How to Start an LLC in North Carolina

Here are the steps you need to take to start a limited liability company (LLC) in North Carolina.

By , Attorney
Updated by Amanda Hayes, Attorney University of North Carolina School of Law
Updated 9/23/2024

Steps to form an LLCSteps to form an LLC

Many small business owners are forming their businesses as limited liability companies (LLCs). This popular business structure combines the limited liability of a corporation with the flexibility and lack of formalities provided by a partnership or sole proprietorship. Any North Carolina business owner who wants to limit their personal liability for business debts and lawsuits should consider forming an LLC.

Here are the steps you need to take to form an LLC in North Carolina. For more information on how to form an LLC in any state, see our article on how to start an LLC. You can also use our online LLC formation service to register your LLC.

1. Choose a Name for Your North Carolina LLC

North Carolina, like other states, has rules for naming LLCs. You'll need to follow these naming laws when picking a business name.

LLC name must be distinguishable. Your LLC's name must be distinguishable from the names of other business entities already on file with the North Carolina Secretary of State (SOS). So, your name must be different from any other business name registered or reserved in North Carolina. You can check names for availability at the SOS's business name database. (N.C. Gen. Stat. § 55D-21 (2024).)

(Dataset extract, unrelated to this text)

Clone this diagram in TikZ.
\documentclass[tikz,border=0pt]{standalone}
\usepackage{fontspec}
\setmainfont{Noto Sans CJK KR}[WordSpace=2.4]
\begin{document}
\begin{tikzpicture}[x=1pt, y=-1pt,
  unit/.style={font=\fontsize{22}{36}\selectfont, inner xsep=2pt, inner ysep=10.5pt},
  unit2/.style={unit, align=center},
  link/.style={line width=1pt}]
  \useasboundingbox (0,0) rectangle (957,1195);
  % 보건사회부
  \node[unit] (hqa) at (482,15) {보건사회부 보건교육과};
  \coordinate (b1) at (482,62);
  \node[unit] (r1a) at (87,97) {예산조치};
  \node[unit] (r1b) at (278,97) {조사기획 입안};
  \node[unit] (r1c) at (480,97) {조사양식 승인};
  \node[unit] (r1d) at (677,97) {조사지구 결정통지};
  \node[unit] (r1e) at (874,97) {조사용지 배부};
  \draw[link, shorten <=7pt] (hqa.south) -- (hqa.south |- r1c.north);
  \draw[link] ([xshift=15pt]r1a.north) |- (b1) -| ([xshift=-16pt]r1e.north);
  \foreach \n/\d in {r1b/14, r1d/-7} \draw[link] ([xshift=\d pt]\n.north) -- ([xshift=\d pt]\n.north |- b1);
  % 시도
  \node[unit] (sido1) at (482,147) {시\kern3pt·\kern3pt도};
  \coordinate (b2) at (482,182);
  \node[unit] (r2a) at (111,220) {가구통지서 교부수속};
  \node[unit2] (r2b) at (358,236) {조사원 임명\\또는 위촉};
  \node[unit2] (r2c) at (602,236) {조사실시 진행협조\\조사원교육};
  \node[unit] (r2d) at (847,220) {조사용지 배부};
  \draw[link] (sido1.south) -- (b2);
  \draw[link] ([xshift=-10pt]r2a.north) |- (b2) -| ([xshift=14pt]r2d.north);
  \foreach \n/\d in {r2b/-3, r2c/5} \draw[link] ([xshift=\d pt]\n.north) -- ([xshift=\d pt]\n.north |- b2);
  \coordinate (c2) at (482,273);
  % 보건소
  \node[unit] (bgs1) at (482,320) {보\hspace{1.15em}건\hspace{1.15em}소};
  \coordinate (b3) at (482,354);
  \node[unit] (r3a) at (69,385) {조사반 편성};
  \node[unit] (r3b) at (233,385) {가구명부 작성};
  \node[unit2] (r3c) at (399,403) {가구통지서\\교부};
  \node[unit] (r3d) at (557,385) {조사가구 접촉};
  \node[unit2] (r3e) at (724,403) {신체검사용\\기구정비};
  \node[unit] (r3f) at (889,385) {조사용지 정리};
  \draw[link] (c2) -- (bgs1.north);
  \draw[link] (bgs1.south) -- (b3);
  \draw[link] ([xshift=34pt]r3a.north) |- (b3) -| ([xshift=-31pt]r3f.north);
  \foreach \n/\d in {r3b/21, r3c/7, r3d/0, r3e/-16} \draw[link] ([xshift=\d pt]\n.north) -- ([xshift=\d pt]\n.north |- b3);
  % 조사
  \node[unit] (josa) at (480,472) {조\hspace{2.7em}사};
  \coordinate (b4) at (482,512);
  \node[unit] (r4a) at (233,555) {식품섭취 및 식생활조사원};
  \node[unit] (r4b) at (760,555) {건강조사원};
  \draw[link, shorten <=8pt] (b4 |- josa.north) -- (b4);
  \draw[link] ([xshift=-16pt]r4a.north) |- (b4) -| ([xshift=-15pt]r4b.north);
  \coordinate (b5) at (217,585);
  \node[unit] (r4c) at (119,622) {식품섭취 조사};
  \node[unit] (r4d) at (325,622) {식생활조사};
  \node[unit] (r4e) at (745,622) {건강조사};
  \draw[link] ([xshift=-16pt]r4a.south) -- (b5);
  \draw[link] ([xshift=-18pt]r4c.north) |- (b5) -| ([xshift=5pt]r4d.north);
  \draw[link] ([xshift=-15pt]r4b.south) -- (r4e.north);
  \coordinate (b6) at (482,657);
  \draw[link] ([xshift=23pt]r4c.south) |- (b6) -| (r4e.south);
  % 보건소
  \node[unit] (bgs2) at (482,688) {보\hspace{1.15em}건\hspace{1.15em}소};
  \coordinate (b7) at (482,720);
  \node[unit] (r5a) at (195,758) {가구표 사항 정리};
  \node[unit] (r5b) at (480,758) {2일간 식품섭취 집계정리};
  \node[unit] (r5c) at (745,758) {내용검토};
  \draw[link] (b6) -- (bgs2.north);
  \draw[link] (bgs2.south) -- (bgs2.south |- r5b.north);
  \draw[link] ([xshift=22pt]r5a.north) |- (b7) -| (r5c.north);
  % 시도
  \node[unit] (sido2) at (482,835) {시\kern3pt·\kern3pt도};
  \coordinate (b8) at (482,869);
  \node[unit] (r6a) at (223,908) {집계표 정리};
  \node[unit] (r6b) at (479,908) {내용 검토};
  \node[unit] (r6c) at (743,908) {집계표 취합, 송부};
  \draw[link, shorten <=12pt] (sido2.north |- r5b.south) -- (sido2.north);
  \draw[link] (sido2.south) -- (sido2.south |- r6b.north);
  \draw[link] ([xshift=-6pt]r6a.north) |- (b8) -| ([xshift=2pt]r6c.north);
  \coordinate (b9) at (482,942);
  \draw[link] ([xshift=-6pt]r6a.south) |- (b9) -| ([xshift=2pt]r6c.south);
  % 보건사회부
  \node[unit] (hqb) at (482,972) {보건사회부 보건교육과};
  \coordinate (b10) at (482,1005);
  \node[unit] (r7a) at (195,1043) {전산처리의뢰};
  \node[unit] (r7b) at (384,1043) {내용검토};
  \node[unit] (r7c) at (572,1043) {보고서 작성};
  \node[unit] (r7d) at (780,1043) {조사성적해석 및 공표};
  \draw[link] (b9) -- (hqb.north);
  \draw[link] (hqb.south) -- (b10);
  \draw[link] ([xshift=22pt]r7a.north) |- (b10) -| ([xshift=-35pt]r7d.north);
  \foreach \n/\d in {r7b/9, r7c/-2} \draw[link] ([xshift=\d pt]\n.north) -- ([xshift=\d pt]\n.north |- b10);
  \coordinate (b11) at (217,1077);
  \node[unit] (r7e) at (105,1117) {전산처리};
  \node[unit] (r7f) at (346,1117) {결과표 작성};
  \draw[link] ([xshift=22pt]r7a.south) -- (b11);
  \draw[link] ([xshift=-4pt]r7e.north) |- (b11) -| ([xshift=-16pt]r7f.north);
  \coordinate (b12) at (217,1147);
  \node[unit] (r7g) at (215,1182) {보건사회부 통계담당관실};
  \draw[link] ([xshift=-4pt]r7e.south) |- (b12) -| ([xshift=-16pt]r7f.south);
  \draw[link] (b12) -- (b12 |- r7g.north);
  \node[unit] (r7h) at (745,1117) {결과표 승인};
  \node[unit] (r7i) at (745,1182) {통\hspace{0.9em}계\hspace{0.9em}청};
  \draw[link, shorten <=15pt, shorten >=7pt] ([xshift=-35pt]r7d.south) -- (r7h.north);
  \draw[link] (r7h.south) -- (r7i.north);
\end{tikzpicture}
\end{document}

LLC name must include an entity designator. Under North Carolina law, an LLC's name must contain the words:

  • "limited liability company"
  • "L.L.C."
  • "LLC"
  • "ltd. liability co."
  • "limited liability co.," or
  • "ltd. liability company."

(N.C. Gen. Stat. § 55D-20 (2024).)

Name reservation. You can reserve a name for 120 days by filing an Application to Reserve a Business Entity Name with the SOS. You can't renew the name reservation. As of 2024, the filing fee is $30. (N.C. Gen. Stat. § 55D-23 (2024).)

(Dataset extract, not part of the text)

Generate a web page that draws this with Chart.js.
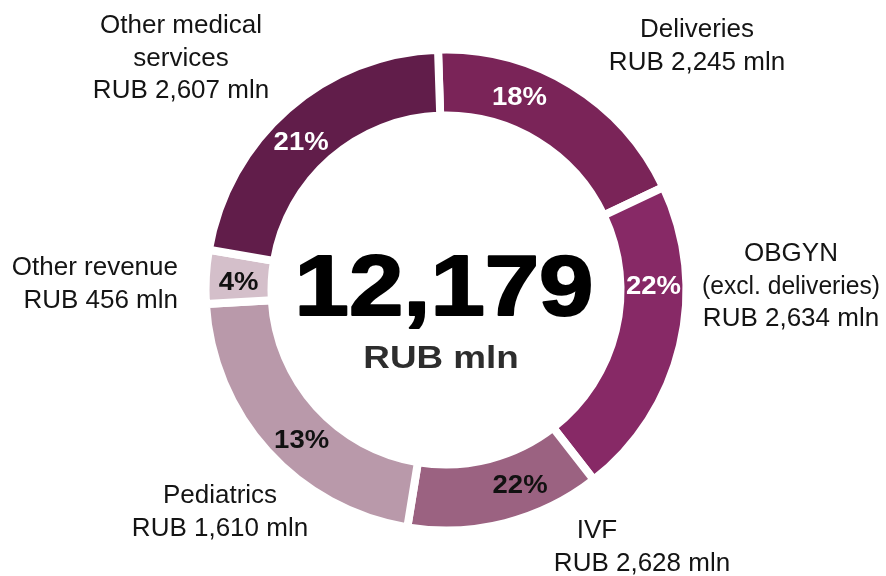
<!DOCTYPE html>
<html>
<head>
<meta charset="utf-8">
<script src="https://cdn.jsdelivr.net/npm/chart.js@4.4.1/dist/chart.umd.min.js"></script>
<style>
  html, body { margin: 0; padding: 0; background: #fff; }
  canvas { display: block; }
</style>
</head>
<body>
<canvas id="revenueChart" width="886" height="576"></canvas>
<script>
// segments in drawing order, clockwise from the top
const segments = ['Deliveries', 'OBGYN (excl. deliveries)', 'IVF', 'Pediatrics', 'Other revenue', 'Other medical services'];
// arc sizes as they are drawn in the picture, % of the ring
const arcShare = [18.5, 21.5, 13.1, 21.5, 3.6, 21.8];
// texts printed on / next to each arc
const pctLabels = ['18%', '22%', '22%', '13%', '4%', '21%'];
const mlnValues = ['2,245', '2,634', '2,628', '1,610', '456', '2,607'];
const nameLines = [['Deliveries'], ['OBGYN', '(excl. deliveries)'], ['IVF'], ['Pediatrics'], ['Other revenue'], ['Other medical', 'services']];
const totalLabel = '12,179';
const unitLabel = 'RUB mln';

const colors = ['#7a2458', '#872966', '#9b6281', '#b999aa', '#d4bfca', '#611d4a'];
const pctColors = ['#fff', '#fff', '#111', '#111', '#111', '#fff'];
// where the % sits along its arc (0 = start, 1 = end)
const pctAt = [0.34, 0.31, 0.36, 0.45, 0.44, 0.46];
// callout anchors, offsets from the ring centre
const calloutSpots = [
    { dx: 251, dy: -253, align: 'center' },
    { dx: 345, dy: -29, align: 'center' },
    { dx: 196, dy: 248, align: 'center', nameShift: -45 },
    { dx: -226, dy: 213, align: 'center' },
    { dx: -268, dy: -15, align: 'right' },
    { dx: -265, dy: -257, align: 'center' }
];

const FONT = '"Liberation Sans", Arial, Helvetica, sans-serif';

function drawWide(ctx, text, x, y, font, sx, stroke) {
    ctx.save();
    ctx.translate(x, y);
    ctx.scale(sx, 1);
    ctx.font = font;
    ctx.textAlign = 'center';
    ctx.textBaseline = 'alphabetic';
    ctx.fillText(text, 0, 0);
    if (stroke) {
        ctx.lineWidth = stroke;
        ctx.lineJoin = 'round';
        ctx.strokeStyle = ctx.fillStyle;
        ctx.strokeText(text, 0, 0);
    }
    ctx.restore();
}

const ringText = {
    id: 'ringText',
    afterDatasetsDraw(chart) {
        const ctx = chart.ctx;
        const arcs = chart.getDatasetMeta(0).data;
        const cx = arcs[0].x, cy = arcs[0].y;
        ctx.save();

        // percentages on the ring
        arcs.forEach((arc, i) => {
            const a = arc.startAngle + pctAt[i] * (arc.endAngle - arc.startAngle);
            const r = (arc.innerRadius + arc.outerRadius) / 2;
            ctx.fillStyle = pctColors[i];
            drawWide(ctx, pctLabels[i], cx + r * Math.cos(a), cy + r * Math.sin(a) + 9, 'bold 25px ' + FONT, 1.1, 0);
        });

        // callouts
        ctx.fillStyle = '#141414';
        ctx.font = '26px ' + FONT;
        ctx.textBaseline = 'alphabetic';
        calloutSpots.forEach((s, i) => {
            const lines = nameLines[i].concat('RUB ' + mlnValues[i] + ' mln');
            ctx.textAlign = s.align;
            lines.forEach((t, k) => {
                const shift = k < nameLines[i].length ? (s.nameShift || 0) : 0;
                ctx.fillText(t, cx + s.dx + shift, cy + s.dy + k * 32.5, 178);
            });
        });

        // total in the hole
        ctx.fillStyle = '#000';
        drawWide(ctx, totalLabel, cx - 2, cy + 25, 'bold 85px ' + FONT, 1.15, 2);
        ctx.fillStyle = '#2d2d2d';
        drawWide(ctx, unitLabel, cx - 5, cy + 78, 'bold 32px ' + FONT, 1.15, 0);

        ctx.restore();
    }
};

new Chart(document.getElementById('revenueChart'), {
    type: 'doughnut',
    data: {
        labels: segments,
        datasets: [{
            data: arcShare,
            backgroundColor: colors,
            borderColor: '#fff',
            borderWidth: 8,
            borderJoinStyle: 'miter',
            hoverOffset: 0
        }]
    },
    options: {
        responsive: false,
        animation: false,
        events: [],
        rotation: -1.9,
        radius: 240.5,
        cutout: '72.56%',
        layout: { padding: { left: 6, right: 0, top: 40, bottom: 36 } },
        plugins: {
            legend: { display: false },
            tooltip: { enabled: false }
        }
    },
    plugins: [ringText]
});
</script>
</body>
</html>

Using an assumed name. You don't have to use your LLC's official legal name registered in your articles or organization when you do business out in the real world. Instead, you can use an assumed name, also called a "trade name" or a "DBA" (short for "doing business as"). If you use an assumed name in North Carolina, you must register the name with the register of deeds in the county where your LLC does business. To register your name, you file an Assumed Business Name Certificate with the county register of deeds. A single application can cover multiple counties if your LLC does business in more than one. (N.C. Gen. Stat. § 66-71.4 (2024).) As of 2024, the filing fee is $26.

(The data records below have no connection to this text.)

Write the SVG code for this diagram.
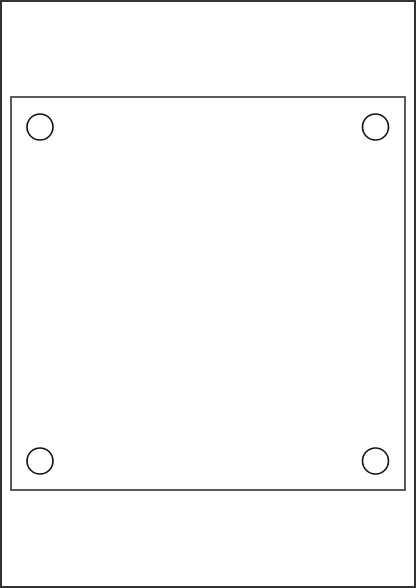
<svg xmlns="http://www.w3.org/2000/svg" width="416" height="588" viewBox="0 0 416 588">
<style>
.frame{fill:#fff;stroke:#333;stroke-width:2}
.plate{fill:#fff;stroke:#333;stroke-width:1.6}
.hole{fill:#fff;stroke:#111;stroke-width:1.6}
</style>
<rect class="frame" x="1" y="1" width="414" height="586"/>
<g id="plate">
<rect class="plate" x="11" y="97" width="394" height="393"/>
</g>
<g id="hole-tl"><circle class="hole" cx="40" cy="127" r="13"/></g>
<g id="hole-tr"><circle class="hole" cx="375.5" cy="127" r="13"/></g>
<g id="hole-bl"><circle class="hole" cx="40" cy="461" r="13"/></g>
<g id="hole-br"><circle class="hole" cx="375.5" cy="461" r="13"/></g>
<g id="connectors"/>
</svg>
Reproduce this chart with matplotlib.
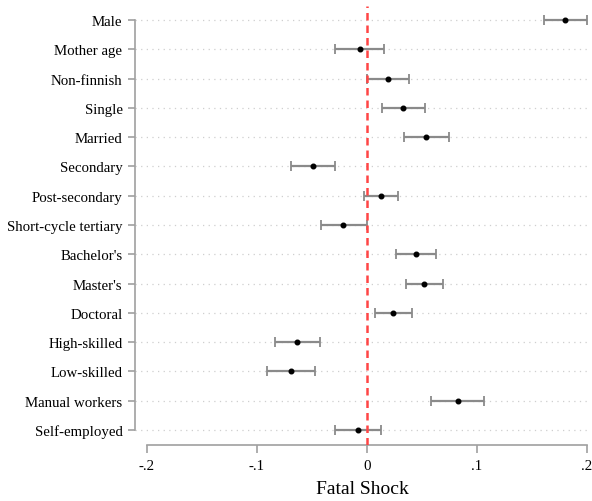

2. Appoint a North Carolina Registered Agent

Every North Carolina LLC must have an agent for service of process (called a "registered agent") in the state. This agent is an individual or business entity that agrees to accept legal papers on the LLC's behalf—for example, if someone sues the company.

A registered agent must be either:

  • someone who resides in North Carolina
  • an LLC, corporation, or nonprofit corporation, or
  • a foreign corporation, LLC, or nonprofit authorized to transact business in North Carolina.

The registered agent must have a physical street address in North Carolina. You can also appoint an attorney as your LLC's registered agent.

(N.C. Gen. Stat. § 55D-30 (2024).)

3. File Articles of Organization With the SOS

You can create a North Carolina LLC by filing Articles of Organization with the SOS Business Registration Division. The articles must include:

  • the LLC's name
  • the name and address of each person signing the articles
  • the name and address of the LLC's registered agent
  • the street address and, if different, the mailing address of the LLC's principal office, as well as the county where the LLC's office is located, and
  • if the LLC will provide professional services, the professional services to be rendered.

(N.C. Gen. Stat. § 57D-2-21 (2024).)

You can file the articles online through the SOS's online services or by mail using Form L-01. As of 2024, the filing fee is $125.

4. Prepare an Operating Agreement

An LLC operating agreement isn't required in North Carolina. But you should still create one. The operating agreement is the primary document that establishes the rights, powers, duties, liabilities, and obligations of the members among themselves and to the LLC. The agreement is purely an internal document and isn't filed with the SOS.

If an existing or newly created LLC doesn't adopt an operating agreement, the LLC's articles of organization and state law will govern how the LLC is run and managed.

Your operating agreement should specify whether your LLC will be member-managed or manager-managed. Most LLCs are member-managed, meaning all of the owners (known as "members") are engaged in the operations of the company. In contrast, in a manager-managed LLC, only some members or nonmembers who are designated as managers run the LLC. The non-manager members are passive investors.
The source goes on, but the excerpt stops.